Chinese mob storms Japanese mission

Japan’s wartime past, UN seat bid flayed • Japan lodges formal protest

Agence France Presse

Beijing, April 9:

More than 1,000 anti-Japanese protesters hurled rocks and bottles and shouted abuse at the residence of the Japanese ambassador to Beijing as part of protests condemning Japan for its handling of its wartime past and Tokyo’s bid for a permanent seat on the United Nations Security Council.

Japan lodged a formal protest against China’s handling of violent demonstrations at the Japanese Embassy in Beijing, demanding assurances of security and safety of the building and the Japanese citizens there, an official said. Japanese Vice Foreign Minister Shotaro Yachi said the anti-Japanese protests were “extremely regrettable”. Protesters in Beijing also attacked a Japanese restaurant. A cordon of riot police belonging to China’s elite People’s Armed Police appeared to be trying to maintain order, but did not attempt to stop demonstrators from raining rocks and bottles down on the compound in northeastern Beijing. Regular police appeared to be trying to control the number of protesters getting into the access road up to the residence, while the main thoroughfare was gridlocked as cars could not get by the marchers who continued to arrive. Protesters shouted “Down with Japan” ,”Oppose a permanent seat for Japan on the UN Security Council,” and “Boycott Japanese Goods,” as they intermittently broke into a rowdy version of China’s national anthem. After smashing all the lamps around the residence compound, protesters went to a nearby construction site, taking bricks and other projectiles to begin bombarding the residence anew.

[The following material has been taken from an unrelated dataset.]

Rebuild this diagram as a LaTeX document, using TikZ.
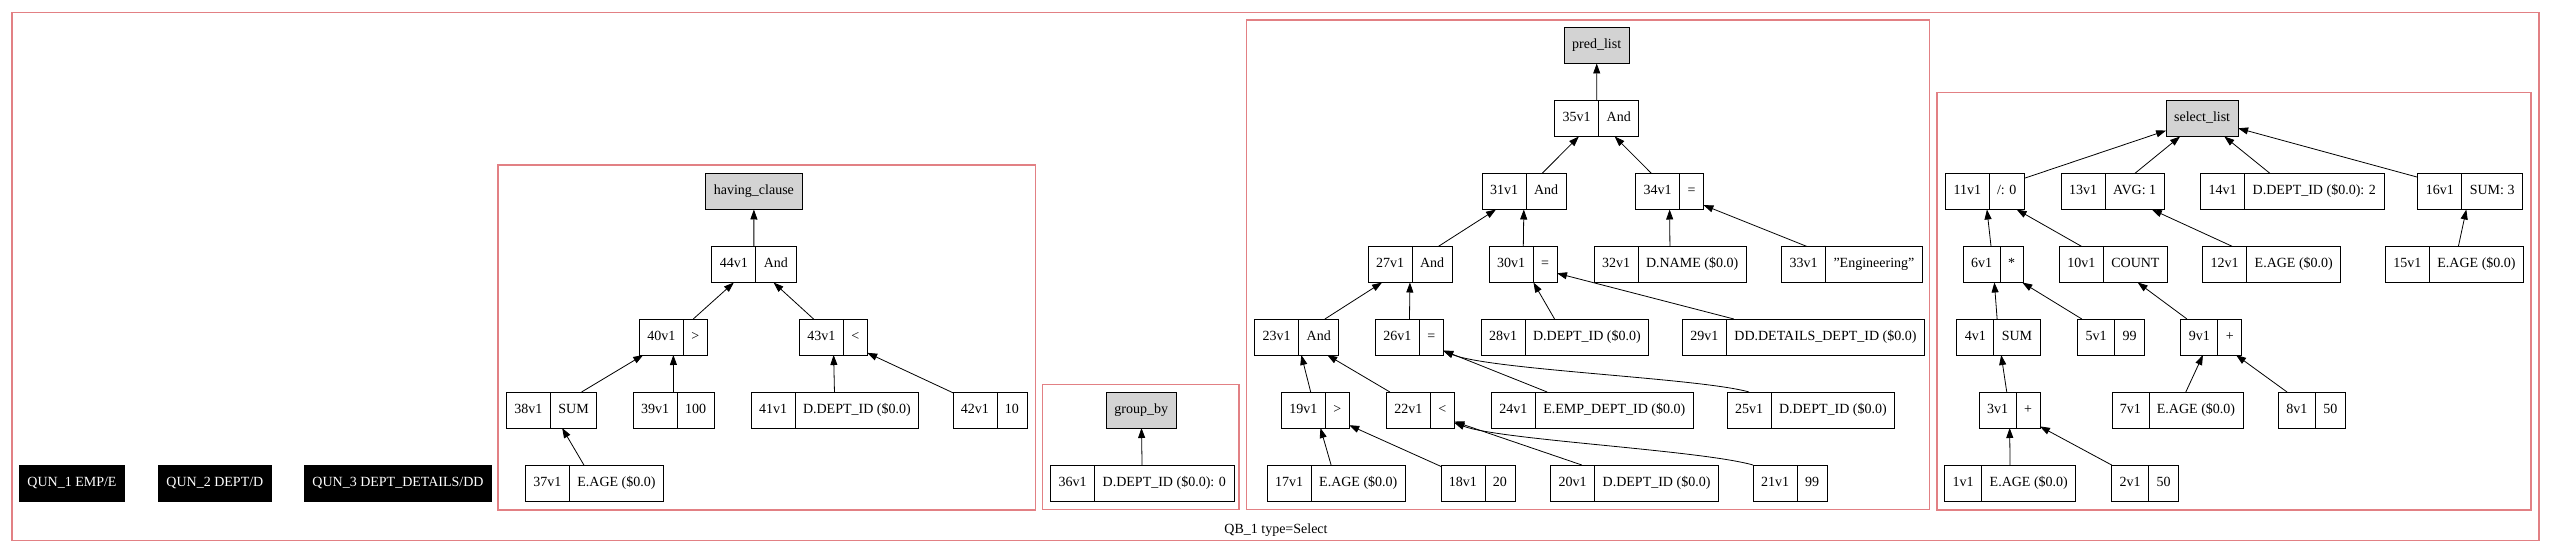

Japan ignited a fresh row with China on Tuesday by authorizing for school use a nationalist-written history textbook that Beijing says glosses over Japanese wartime atrocities. The Asian neighbours have increasingly been at loggerheads over Japan’s bloody World War II occupation of China and a dispute over scarce energy resources. Smaller rallies have erupted throughout China over Japan’s efforts to secure a permanent UN Security Council seat. Demonstrators have smashed the windows of Japanese businesses and demanded a boycott of Japanese goods. Up to 10,000 protesters brought traffic to a standstill in the capital’s Haidian district, and sometimes clashed with police as they marched around historic Beijing University and then headed into the heart of the city toward the Japanese Embassy. “I am Chinese, I love China,” Zhang Daili, a software engineer and a recent graduate of Beijing University, said. “This is a patriotic rally, if you are a patriot then you must oppose Japan,” said Daili. Yesterday, Japan’s embassy in Beijing issued a warning to Japanese nationals living in China to avoid the protests and to take precautionary measures to ensure personal safety.